今週の仮想通貨(暗号資産)ビットコイン(BTC)は文字通りV字回復を果たした。

2月中頃に1万400ドル付近で今年最高値をつけた後、新型コロナウイルスによる経済混乱のあおりを受ける形で3月半ばまでにビットコインは3700ドル付近まで急落。しかし、その後は3日後に控える半減期やインフレ耐性のある資産としての期待感から急回復。
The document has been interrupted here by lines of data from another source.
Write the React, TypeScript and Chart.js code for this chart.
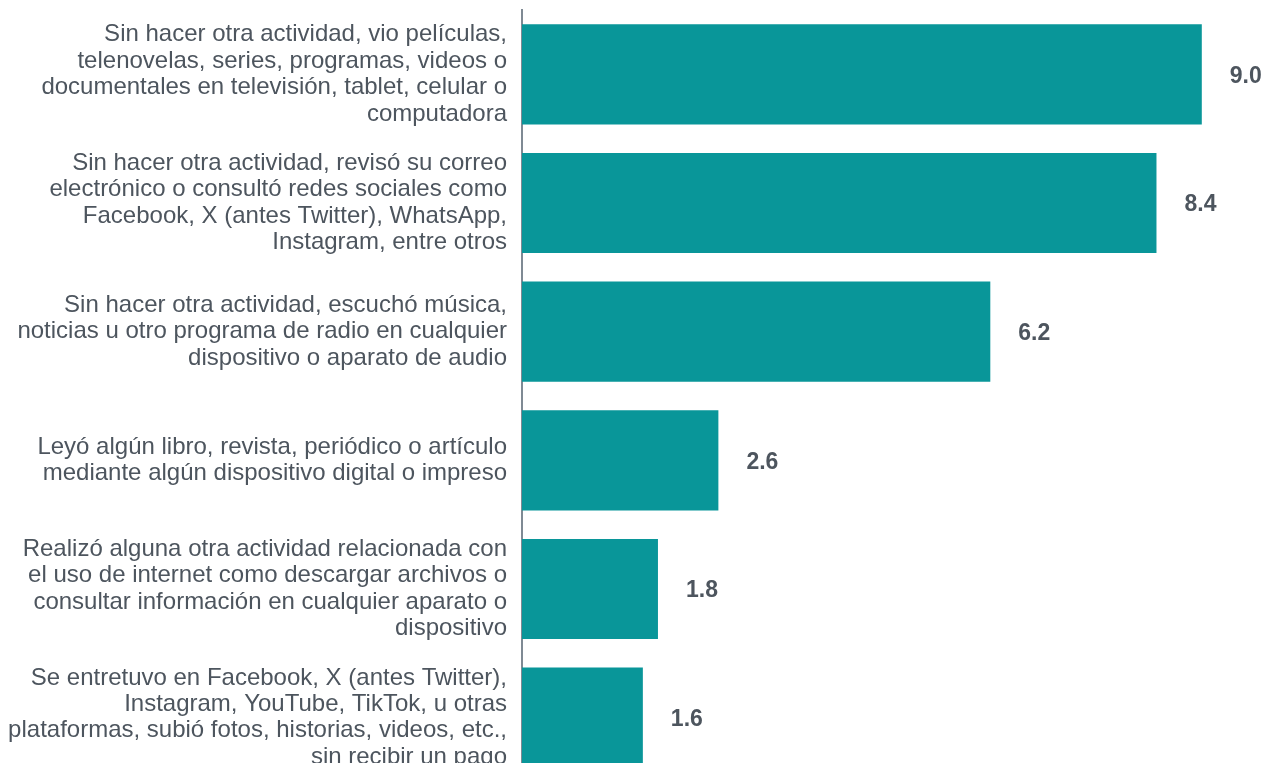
import React, { useEffect, useRef } from "react";
import { Chart, registerables } from "chart.js";

Chart.register(...registerables);

const categories: string[][] = [
  ["Sin hacer otra actividad, vio películas,", "telenovelas, series, programas, videos o", "documentales en televisión, tablet, celular o", "computadora"],
  ["Sin hacer otra actividad, revisó su correo", "electrónico o consultó redes sociales como", "Facebook, X (antes Twitter), WhatsApp,", "Instagram, entre otros"],
  ["Sin hacer otra actividad, escuchó música,", "noticias u otro programa de radio en cualquier", "dispositivo o aparato de audio"],
  ["Leyó algún libro, revista, periódico o artículo", "mediante algún dispositivo digital o impreso"],
  ["Realizó alguna otra actividad relacionada con", "el uso de internet como descargar archivos o", "consultar información en cualquier aparato o", "dispositivo"],
  ["Se entretuvo en Facebook, X (antes Twitter),", "Instagram, YouTube, TikTok, u otras", "plataformas, subió fotos, historias, videos, etc.,", "sin recibir un pago"],
];

const values: number[] = [9.0, 8.4, 6.2, 2.6, 1.8, 1.6];

const FONT = "'Liberation Sans', Arial, sans-serif";
const TEXT = "#4D555E";
const BAR = "#099699";

const valueLabels = {
  id: "valueLabels",
  afterDatasetsDraw(chart: any) {
    const ctx = chart.ctx;
    const meta = chart.getDatasetMeta(0);
    ctx.save();
    ctx.font = `bold 23px ${FONT}`;
    ctx.fillStyle = TEXT;
    ctx.textAlign = "left";
    ctx.textBaseline = "middle";
    meta.data.forEach((bar: any, i: number) => {
      ctx.fillText(values[i].toFixed(1), bar.x + 28, bar.y + 2);
    });
    ctx.restore();
  },
};

export default function App() {
  const ref = useRef<HTMLCanvasElement>(null);
  useEffect(() => {
    if (!ref.current) return;
    const chart = new Chart(ref.current, {
      type: "bar",
      data: {
        labels: categories,
        datasets: [
          {
            data: values,
            backgroundColor: BAR,
            borderWidth: 0,
            barPercentage: 0.778,
            categoryPercentage: 1,
          },
        ],
      },
      options: {
        indexAxis: "y",
        animation: false,
        responsive: false,
        maintainAspectRatio: false,
        layout: { padding: { top: 10, right: 0, bottom: 0, left: 0 } },
        plugins: { legend: { display: false }, tooltip: { enabled: false } },
        scales: {
          x: { display: false, min: 0, max: 9.85 },
          y: {
            afterFit: (scale: any) => {
              scale.width = 522;
              scale.paddingTop = 0;
              scale.paddingBottom = 0;
            },
            grid: { display: false, drawTicks: false },
            border: { display: true, color: "#7F8A94", width: 2 },
            ticks: {
              color: TEXT,
              padding: 15,
              font: { family: FONT, size: 24, lineHeight: 1.1 },
            },
          },
        },
      },
      plugins: [valueLabels],
    });
    return () => chart.destroy();
  }, []);
  return (
    <div style={{ position: "absolute", left: 0, top: 0, width: 1266, height: 782, background: "#fff" }}>
      <canvas ref={ref} width={1266} height={782} />
    </div>
  );
}
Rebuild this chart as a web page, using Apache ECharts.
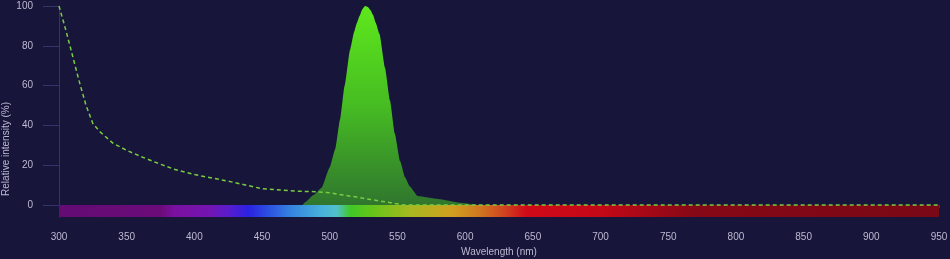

5月8日には1万ドルを回復した。

1か月で170%下げた後、2か月かからずに170%取り戻した。

執筆時点ではビットコインは若干値を下げていてマイナス1.5%の9700ドル付近で推移している。

(出典:Coin360 日本時間5月9日18時45分時点)

仮想通貨業界はGECKOsが牛耳る?

株式市場よりも一足早くビットコインは3月のマーケット暴落前の水準を回復したが、未曾有の不景気の中で仮想通貨業界の中では勝者と敗者がはっきりと分かれることになるかもしれない。

ブロックチェーン分析メディア「メサーリ」共同創業者のライアン・セルキス氏は、FAMGA(フェイスブック、アップル、マイクロソフト、グーグル、アマゾン)への人材の流入が続く一方で、仮想通貨業界ではGECKOs(グローバルエクスチェンジ(世界的な取引所)、コインベース、クラーケン、オールドICOs)が2020年景気低迷期の勝者になるだろうと予想した。

グローバルエクスチェンジに含まれるのはバイナンスやフォビ、FTXだ。既報の通り、バイナンスやコインベース、クラーケンは新型コロナ後も雇用を拡大している。

また、2017年のイニシャルコインオファリング(ICO)ブームで余剰資金を獲得した会社は優位とみている。

「仮想通貨業界は開発者の人材獲得で厳しい局面に直面するだろう(2015年の弱気相場のような)。2017年ICOブームの余剰資金がなければね」

セルキス氏は、リップルやステラ、テゾス財団、ブロックワンなどは未だにバランスシートに数十億ドルを保有していると指摘した。